• Requirements: Below is a listing to transcribe in full and exactly; keep the pictures out.

• Provided data:
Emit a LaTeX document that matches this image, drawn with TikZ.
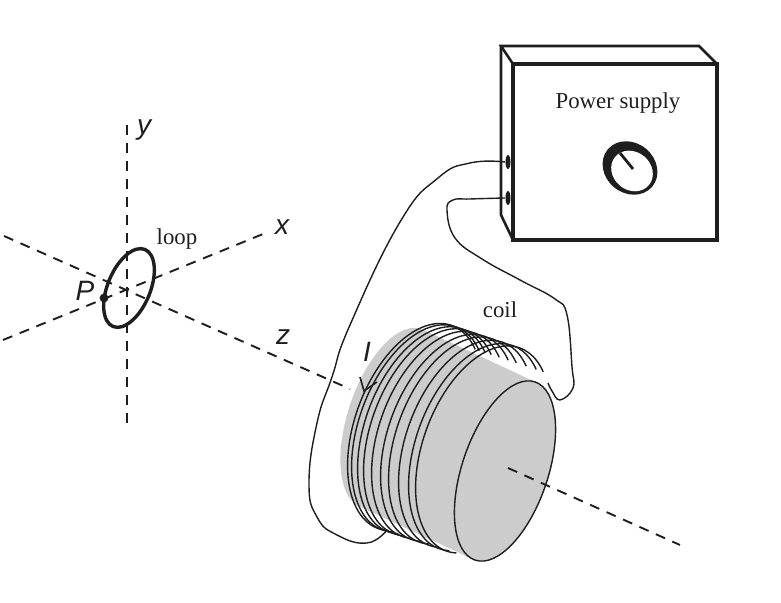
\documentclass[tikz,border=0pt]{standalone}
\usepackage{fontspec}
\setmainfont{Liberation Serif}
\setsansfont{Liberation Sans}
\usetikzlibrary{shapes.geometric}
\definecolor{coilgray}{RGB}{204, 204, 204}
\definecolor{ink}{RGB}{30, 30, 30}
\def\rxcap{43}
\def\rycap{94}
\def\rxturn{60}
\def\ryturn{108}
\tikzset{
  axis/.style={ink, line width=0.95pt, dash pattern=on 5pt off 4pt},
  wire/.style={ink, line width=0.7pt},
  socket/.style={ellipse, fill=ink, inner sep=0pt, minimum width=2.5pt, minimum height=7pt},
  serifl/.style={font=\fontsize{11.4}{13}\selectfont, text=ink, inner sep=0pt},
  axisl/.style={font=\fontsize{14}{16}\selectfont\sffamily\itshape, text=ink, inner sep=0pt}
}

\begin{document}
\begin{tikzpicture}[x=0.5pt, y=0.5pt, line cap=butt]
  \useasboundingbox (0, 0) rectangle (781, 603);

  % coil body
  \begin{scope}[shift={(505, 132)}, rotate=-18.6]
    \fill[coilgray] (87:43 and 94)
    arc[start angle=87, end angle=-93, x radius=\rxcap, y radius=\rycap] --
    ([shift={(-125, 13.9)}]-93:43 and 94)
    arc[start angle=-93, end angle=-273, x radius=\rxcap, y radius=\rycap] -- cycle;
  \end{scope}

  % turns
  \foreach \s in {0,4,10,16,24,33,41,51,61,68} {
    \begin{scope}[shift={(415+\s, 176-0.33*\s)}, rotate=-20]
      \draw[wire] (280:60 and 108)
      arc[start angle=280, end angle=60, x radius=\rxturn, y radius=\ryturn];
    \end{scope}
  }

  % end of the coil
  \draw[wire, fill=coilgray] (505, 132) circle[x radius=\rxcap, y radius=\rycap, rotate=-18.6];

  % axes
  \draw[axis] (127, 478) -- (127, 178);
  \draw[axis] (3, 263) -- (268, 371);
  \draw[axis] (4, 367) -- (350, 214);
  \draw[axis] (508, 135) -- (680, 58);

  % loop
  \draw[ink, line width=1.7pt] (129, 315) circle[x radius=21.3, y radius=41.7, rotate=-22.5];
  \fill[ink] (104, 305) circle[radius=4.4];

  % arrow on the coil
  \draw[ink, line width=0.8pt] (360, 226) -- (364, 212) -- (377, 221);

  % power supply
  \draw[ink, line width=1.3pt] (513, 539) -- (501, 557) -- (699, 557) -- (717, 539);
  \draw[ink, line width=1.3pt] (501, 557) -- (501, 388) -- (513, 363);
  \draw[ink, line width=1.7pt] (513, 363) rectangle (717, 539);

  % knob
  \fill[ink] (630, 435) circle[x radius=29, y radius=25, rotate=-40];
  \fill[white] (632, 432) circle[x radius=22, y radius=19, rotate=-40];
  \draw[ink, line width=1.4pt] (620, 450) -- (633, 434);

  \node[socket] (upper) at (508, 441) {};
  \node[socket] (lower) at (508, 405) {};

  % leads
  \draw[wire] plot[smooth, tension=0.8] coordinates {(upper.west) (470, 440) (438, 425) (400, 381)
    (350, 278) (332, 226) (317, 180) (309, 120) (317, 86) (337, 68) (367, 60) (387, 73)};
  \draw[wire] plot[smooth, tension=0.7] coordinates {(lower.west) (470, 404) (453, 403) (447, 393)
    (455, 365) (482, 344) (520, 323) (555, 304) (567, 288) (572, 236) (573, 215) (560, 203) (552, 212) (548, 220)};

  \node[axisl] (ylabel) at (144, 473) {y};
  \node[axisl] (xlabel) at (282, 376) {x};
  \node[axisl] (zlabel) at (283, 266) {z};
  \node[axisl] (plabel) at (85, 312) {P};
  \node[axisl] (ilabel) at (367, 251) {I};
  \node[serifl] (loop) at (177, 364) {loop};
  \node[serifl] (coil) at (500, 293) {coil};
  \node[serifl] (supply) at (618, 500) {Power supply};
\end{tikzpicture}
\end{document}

• Reply:
Emit a LaTeX document that matches this image, drawn with TikZ.
\documentclass[tikz,border=0pt]{standalone}
\usepackage{fontspec}
\setmainfont{Liberation Serif}
\setsansfont{Liberation Sans}
\usetikzlibrary{shapes.geometric}
\definecolor{coilgray}{RGB}{204, 204, 204}
\definecolor{ink}{RGB}{30, 30, 30}
\def\rxcap{43}
\def\rycap{94}
\def\rxturn{60}
\def\ryturn{108}
\tikzset{
  axis/.style={ink, line width=0.95pt, dash pattern=on 5pt off 4pt},
  wire/.style={ink, line width=0.7pt},
  socket/.style={ellipse, fill=ink, inner sep=0pt, minimum width=2.5pt, minimum height=7pt},
  serifl/.style={font=\fontsize{11.4}{13}\selectfont, text=ink, inner sep=0pt},
  axisl/.style={font=\fontsize{14}{16}\selectfont\sffamily\itshape, text=ink, inner sep=0pt}
}

\begin{document}
\begin{tikzpicture}[x=0.5pt, y=0.5pt, line cap=butt]
  \useasboundingbox (0, 0) rectangle (781, 603);

  % coil body
  \begin{scope}[shift={(505, 132)}, rotate=-18.6]
    \fill[coilgray] (87:43 and 94)
    arc[start angle=87, end angle=-93, x radius=\rxcap, y radius=\rycap] --
    ([shift={(-125, 13.9)}]-93:43 and 94)
    arc[start angle=-93, end angle=-273, x radius=\rxcap, y radius=\rycap] -- cycle;
  \end{scope}

  % turns
  \foreach \s in {0,4,10,16,24,33,41,51,61,68} {
    \begin{scope}[shift={(415+\s, 176-0.33*\s)}, rotate=-20]
      \draw[wire] (280:60 and 108)
      arc[start angle=280, end angle=60, x radius=\rxturn, y radius=\ryturn];
    \end{scope}
  }

  % end of the coil
  \draw[wire, fill=coilgray] (505, 132) circle[x radius=\rxcap, y radius=\rycap, rotate=-18.6];

  % axes
  \draw[axis] (127, 478) -- (127, 178);
  \draw[axis] (3, 263) -- (268, 371);
  \draw[axis] (4, 367) -- (350, 214);
  \draw[axis] (508, 135) -- (680, 58);

  % loop
  \draw[ink, line width=1.7pt] (129, 315) circle[x radius=21.3, y radius=41.7, rotate=-22.5];
  \fill[ink] (104, 305) circle[radius=4.4];

  % arrow on the coil
  \draw[ink, line width=0.8pt] (360, 226) -- (364, 212) -- (377, 221);

  % power supply
  \draw[ink, line width=1.3pt] (513, 539) -- (501, 557) -- (699, 557) -- (717, 539);
  \draw[ink, line width=1.3pt] (501, 557) -- (501, 388) -- (513, 363);
  \draw[ink, line width=1.7pt] (513, 363) rectangle (717, 539);

  % knob
  \fill[ink] (630, 435) circle[x radius=29, y radius=25, rotate=-40];
  \fill[white] (632, 432) circle[x radius=22, y radius=19, rotate=-40];
  \draw[ink, line width=1.4pt] (620, 450) -- (633, 434);

  \node[socket] (upper) at (508, 441) {};
  \node[socket] (lower) at (508, 405) {};

  % leads
  \draw[wire] plot[smooth, tension=0.8] coordinates {(upper.west) (470, 440) (438, 425) (400, 381)
    (350, 278) (332, 226) (317, 180) (309, 120) (317, 86) (337, 68) (367, 60) (387, 73)};
  \draw[wire] plot[smooth, tension=0.7] coordinates {(lower.west) (470, 404) (453, 403) (447, 393)
    (455, 365) (482, 344) (520, 323) (555, 304) (567, 288) (572, 236) (573, 215) (560, 203) (552, 212) (548, 220)};

  \node[axisl] (ylabel) at (144, 473) {y};
  \node[axisl] (xlabel) at (282, 376) {x};
  \node[axisl] (zlabel) at (283, 266) {z};
  \node[axisl] (plabel) at (85, 312) {P};
  \node[axisl] (ilabel) at (367, 251) {I};
  \node[serifl] (loop) at (177, 364) {loop};
  \node[serifl] (coil) at (500, 293) {coil};
  \node[serifl] (supply) at (618, 500) {Power supply};
\end{tikzpicture}
\end{document}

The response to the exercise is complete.